§ **Short problem**
Look through the lines below and extract each one that contains "this".

Entries with chart source code:
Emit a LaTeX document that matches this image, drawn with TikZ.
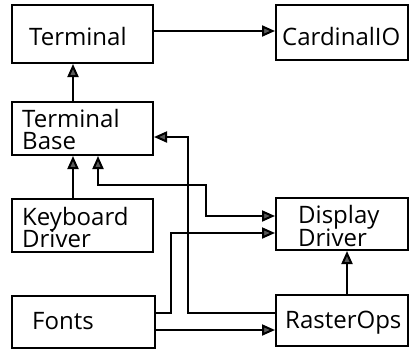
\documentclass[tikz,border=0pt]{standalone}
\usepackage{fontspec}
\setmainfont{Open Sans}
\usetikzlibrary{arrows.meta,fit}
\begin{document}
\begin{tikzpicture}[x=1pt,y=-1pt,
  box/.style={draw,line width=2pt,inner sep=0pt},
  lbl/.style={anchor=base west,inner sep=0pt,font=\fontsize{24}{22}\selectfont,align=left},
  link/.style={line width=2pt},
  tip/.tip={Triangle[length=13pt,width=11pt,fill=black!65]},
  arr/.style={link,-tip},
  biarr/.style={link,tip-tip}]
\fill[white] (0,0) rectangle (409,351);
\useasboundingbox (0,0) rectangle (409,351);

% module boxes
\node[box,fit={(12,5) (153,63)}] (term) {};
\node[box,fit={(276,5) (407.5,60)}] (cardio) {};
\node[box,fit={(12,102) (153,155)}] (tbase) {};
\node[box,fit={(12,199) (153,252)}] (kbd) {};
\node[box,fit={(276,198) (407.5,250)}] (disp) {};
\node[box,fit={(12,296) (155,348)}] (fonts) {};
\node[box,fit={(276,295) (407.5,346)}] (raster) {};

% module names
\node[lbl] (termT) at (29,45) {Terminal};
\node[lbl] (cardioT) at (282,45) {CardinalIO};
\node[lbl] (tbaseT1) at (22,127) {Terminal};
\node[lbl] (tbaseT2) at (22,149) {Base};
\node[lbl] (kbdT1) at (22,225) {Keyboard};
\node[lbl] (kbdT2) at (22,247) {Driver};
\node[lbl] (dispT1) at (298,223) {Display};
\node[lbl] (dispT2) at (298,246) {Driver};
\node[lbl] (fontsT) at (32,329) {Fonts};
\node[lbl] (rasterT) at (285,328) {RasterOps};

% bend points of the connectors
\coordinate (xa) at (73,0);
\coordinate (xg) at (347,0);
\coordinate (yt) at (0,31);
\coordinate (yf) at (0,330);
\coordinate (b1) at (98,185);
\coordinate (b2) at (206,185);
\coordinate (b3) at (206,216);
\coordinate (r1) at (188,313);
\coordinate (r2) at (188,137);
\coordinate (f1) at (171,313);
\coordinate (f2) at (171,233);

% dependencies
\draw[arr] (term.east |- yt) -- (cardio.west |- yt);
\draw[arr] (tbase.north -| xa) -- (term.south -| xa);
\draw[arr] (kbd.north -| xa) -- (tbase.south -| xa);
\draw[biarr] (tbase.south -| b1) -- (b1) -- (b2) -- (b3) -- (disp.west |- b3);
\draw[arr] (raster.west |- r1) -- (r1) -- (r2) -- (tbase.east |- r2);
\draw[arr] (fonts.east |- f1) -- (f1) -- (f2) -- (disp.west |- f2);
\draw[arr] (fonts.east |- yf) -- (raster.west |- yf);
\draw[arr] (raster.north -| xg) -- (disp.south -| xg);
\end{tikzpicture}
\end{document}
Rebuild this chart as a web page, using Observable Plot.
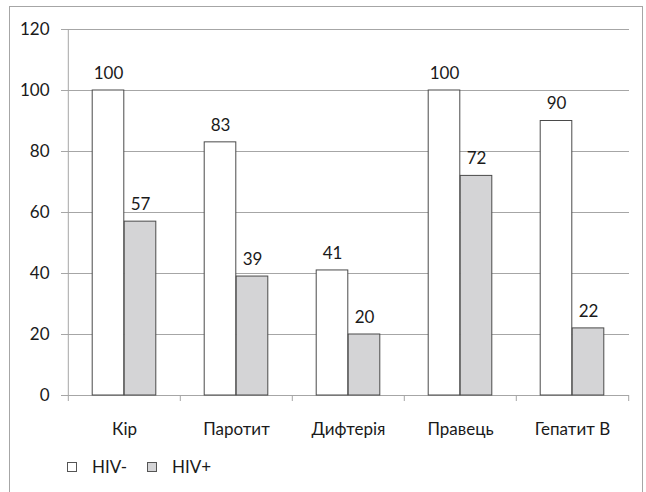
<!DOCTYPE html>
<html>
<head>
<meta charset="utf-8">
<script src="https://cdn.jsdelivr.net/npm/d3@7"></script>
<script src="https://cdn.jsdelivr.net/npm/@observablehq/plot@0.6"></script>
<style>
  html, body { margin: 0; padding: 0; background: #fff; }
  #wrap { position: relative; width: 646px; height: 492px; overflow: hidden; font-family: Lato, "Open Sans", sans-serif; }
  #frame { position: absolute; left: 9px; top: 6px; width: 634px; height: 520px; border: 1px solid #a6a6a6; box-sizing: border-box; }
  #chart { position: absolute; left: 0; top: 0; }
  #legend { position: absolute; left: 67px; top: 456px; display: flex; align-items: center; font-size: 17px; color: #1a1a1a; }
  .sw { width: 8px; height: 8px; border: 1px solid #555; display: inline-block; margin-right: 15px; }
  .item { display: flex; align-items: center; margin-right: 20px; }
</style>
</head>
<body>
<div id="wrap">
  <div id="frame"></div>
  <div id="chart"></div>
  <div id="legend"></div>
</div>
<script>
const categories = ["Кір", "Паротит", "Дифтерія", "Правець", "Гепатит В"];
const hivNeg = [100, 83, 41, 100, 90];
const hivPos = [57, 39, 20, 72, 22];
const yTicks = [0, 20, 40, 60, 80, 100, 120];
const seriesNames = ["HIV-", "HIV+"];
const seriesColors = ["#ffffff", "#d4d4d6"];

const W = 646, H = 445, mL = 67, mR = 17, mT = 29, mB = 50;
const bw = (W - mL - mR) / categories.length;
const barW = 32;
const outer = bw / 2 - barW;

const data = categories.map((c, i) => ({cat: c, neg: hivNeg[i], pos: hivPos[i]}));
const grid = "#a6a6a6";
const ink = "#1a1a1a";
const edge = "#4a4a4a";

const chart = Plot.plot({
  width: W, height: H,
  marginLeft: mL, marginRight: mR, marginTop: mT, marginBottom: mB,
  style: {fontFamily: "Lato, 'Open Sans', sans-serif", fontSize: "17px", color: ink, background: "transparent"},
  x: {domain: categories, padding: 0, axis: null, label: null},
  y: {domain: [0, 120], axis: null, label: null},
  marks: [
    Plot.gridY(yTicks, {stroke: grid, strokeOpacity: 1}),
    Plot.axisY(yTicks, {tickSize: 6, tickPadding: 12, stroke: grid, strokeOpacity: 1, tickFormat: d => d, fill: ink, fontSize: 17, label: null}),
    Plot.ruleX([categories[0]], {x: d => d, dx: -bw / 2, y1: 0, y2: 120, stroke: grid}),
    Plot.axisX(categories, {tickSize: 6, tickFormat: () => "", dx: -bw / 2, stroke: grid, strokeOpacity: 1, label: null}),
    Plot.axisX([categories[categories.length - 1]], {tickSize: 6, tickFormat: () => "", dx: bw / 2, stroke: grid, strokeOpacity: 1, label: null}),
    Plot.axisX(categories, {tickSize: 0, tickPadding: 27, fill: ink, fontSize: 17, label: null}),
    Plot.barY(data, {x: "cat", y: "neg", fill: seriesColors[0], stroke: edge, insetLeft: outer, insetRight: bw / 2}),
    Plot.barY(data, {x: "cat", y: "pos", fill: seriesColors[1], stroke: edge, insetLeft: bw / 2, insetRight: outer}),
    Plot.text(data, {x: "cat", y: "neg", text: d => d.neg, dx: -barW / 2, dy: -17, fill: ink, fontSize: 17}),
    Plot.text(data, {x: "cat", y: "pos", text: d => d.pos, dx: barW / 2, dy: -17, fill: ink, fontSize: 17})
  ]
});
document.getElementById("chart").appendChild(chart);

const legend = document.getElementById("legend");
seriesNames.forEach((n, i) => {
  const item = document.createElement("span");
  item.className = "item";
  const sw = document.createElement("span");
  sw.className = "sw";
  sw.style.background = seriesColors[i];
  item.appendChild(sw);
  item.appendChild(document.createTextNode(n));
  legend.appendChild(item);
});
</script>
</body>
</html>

§ **Written response**
Emit a LaTeX document that matches this image, drawn with TikZ.
Rebuild this chart as a web page, using Observable Plot.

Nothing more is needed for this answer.